Liu Kezhi has even dealt frequently over the past two decades with issues concerning tourism between China and Taiwan. He appeared during a 2006 press conference held by the Taiwan Affairs Office of the State Council, for example, to address cross-strait tourism. And 10 years later, as 26 Chinese tourists in Taiwan died when their chartered bus caught fire, Liu Kezhi was quoted in an official Xinhua news release expressing his “strong discontent” (强烈不满) with how Taiwan handled the incident. It was Liu Kezhi who “demanded that Taiwan must thoroughly investigate the cause of the accident.”

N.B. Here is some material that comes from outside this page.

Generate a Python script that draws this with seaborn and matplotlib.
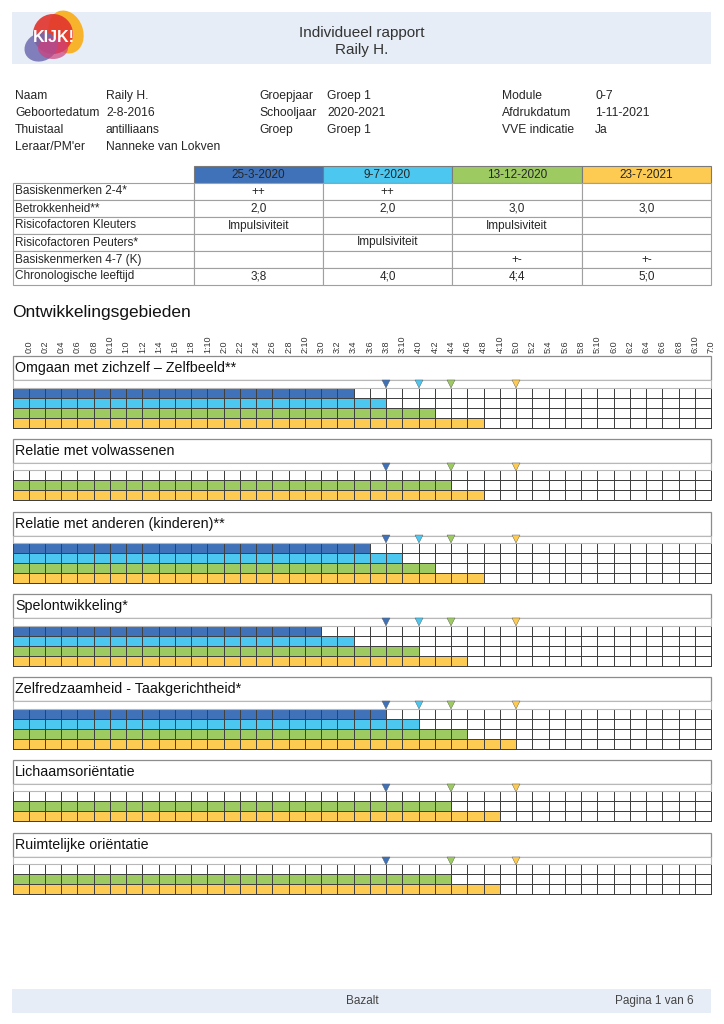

But there is a final, revealing, aspect to the Taiwan story that relates to the broader question of China’s operationalizing of ostensibly independent associations.
At the time of the 2016 tourism bus fire, Liu Kezhi had a government position as Director of the Department of Hong Kong-Macau-Taiwan Tourism Affairs at China’s National Tourism Administration. Why, then, would he be identified in official press reports as “Secretary-General Liu Kezhi” (秘书长刘克智)?

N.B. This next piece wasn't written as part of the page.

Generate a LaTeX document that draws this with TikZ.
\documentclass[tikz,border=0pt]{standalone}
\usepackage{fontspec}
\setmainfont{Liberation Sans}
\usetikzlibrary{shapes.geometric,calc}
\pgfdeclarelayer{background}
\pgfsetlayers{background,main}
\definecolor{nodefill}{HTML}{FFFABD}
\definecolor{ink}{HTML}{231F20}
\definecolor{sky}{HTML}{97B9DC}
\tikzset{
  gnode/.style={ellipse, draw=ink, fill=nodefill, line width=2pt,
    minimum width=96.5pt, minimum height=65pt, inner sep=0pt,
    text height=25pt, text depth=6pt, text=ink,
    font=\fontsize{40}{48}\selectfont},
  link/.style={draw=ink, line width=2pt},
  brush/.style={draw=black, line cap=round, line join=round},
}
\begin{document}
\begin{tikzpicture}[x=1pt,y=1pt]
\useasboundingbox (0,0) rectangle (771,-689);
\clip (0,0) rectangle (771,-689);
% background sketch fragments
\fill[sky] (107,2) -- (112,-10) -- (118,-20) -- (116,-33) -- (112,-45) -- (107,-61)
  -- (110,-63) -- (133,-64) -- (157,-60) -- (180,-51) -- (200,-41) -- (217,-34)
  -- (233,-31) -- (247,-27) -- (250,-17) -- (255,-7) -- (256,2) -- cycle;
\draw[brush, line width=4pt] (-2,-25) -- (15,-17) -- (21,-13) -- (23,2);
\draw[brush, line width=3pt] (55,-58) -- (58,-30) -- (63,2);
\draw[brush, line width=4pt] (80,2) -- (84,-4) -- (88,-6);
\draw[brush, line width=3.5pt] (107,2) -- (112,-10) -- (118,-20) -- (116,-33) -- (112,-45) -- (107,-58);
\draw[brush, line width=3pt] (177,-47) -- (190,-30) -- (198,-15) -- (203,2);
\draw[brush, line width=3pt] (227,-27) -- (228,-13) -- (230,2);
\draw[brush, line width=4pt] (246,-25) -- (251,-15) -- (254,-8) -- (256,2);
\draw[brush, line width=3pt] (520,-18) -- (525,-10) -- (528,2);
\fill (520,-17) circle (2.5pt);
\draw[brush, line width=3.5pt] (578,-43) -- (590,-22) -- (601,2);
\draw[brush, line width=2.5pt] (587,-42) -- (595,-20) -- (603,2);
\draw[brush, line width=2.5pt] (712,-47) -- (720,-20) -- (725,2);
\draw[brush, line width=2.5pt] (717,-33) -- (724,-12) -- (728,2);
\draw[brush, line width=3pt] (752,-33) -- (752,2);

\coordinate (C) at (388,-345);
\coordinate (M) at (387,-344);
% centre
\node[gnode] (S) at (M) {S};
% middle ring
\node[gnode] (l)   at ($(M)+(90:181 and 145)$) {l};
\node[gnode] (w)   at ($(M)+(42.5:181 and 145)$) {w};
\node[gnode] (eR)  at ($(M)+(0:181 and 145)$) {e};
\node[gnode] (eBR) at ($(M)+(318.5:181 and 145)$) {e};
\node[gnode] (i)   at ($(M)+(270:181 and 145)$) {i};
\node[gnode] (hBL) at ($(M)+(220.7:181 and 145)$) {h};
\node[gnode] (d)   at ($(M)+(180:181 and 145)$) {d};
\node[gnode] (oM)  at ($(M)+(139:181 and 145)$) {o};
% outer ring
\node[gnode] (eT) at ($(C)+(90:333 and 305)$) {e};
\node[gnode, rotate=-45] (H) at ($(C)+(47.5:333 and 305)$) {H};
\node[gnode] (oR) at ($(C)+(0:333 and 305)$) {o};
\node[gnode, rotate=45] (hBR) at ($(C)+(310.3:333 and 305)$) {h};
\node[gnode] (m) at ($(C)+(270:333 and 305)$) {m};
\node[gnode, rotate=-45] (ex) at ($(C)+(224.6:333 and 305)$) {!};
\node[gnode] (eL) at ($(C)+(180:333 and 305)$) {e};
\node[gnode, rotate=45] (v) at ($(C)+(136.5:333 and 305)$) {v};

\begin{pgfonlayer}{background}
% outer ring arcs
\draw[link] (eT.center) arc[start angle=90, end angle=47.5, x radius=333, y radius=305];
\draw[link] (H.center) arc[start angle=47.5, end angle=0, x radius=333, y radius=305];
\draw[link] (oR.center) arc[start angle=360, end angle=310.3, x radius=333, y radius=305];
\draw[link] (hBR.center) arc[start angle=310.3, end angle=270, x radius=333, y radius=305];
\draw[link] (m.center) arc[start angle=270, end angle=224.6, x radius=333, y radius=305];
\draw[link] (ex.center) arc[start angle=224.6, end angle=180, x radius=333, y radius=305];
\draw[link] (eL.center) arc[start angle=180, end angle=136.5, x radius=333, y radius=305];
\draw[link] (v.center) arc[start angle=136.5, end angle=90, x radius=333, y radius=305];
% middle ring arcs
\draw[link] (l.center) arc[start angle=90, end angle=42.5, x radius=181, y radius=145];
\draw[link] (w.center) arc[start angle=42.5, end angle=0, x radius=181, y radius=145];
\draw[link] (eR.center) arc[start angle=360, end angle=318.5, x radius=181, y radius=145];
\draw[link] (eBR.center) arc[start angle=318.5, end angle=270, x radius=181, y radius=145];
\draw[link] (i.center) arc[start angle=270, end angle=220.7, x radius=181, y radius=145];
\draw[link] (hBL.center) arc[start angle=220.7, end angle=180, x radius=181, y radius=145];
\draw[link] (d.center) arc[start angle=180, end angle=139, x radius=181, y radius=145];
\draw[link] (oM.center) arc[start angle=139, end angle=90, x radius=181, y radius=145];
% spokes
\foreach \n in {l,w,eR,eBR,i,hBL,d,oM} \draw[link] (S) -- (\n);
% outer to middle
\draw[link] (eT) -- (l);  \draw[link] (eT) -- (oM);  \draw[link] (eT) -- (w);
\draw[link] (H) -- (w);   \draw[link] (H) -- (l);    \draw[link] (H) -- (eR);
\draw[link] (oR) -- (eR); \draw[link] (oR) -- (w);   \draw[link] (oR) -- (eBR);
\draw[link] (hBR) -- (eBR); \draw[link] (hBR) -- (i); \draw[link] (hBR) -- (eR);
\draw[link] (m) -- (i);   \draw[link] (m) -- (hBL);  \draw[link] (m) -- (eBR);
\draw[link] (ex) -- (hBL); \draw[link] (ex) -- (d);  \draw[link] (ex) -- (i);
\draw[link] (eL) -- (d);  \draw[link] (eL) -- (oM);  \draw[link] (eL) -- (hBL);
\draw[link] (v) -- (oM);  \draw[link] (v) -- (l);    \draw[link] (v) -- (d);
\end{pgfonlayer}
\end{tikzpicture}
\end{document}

Well, at the time, you see, Liu Kezhi was also the number-one man at the Association for Tourism Exchange Across the Taiwan Straits (海峡两岸旅游交流协会). It will not surprise you to learn that the Association for Tourism Exchange Across the Taiwan Straits is a “non-profit organization” — or that it has offices in Taipei and Kaohsiung.
China has watchful eyes on every stage.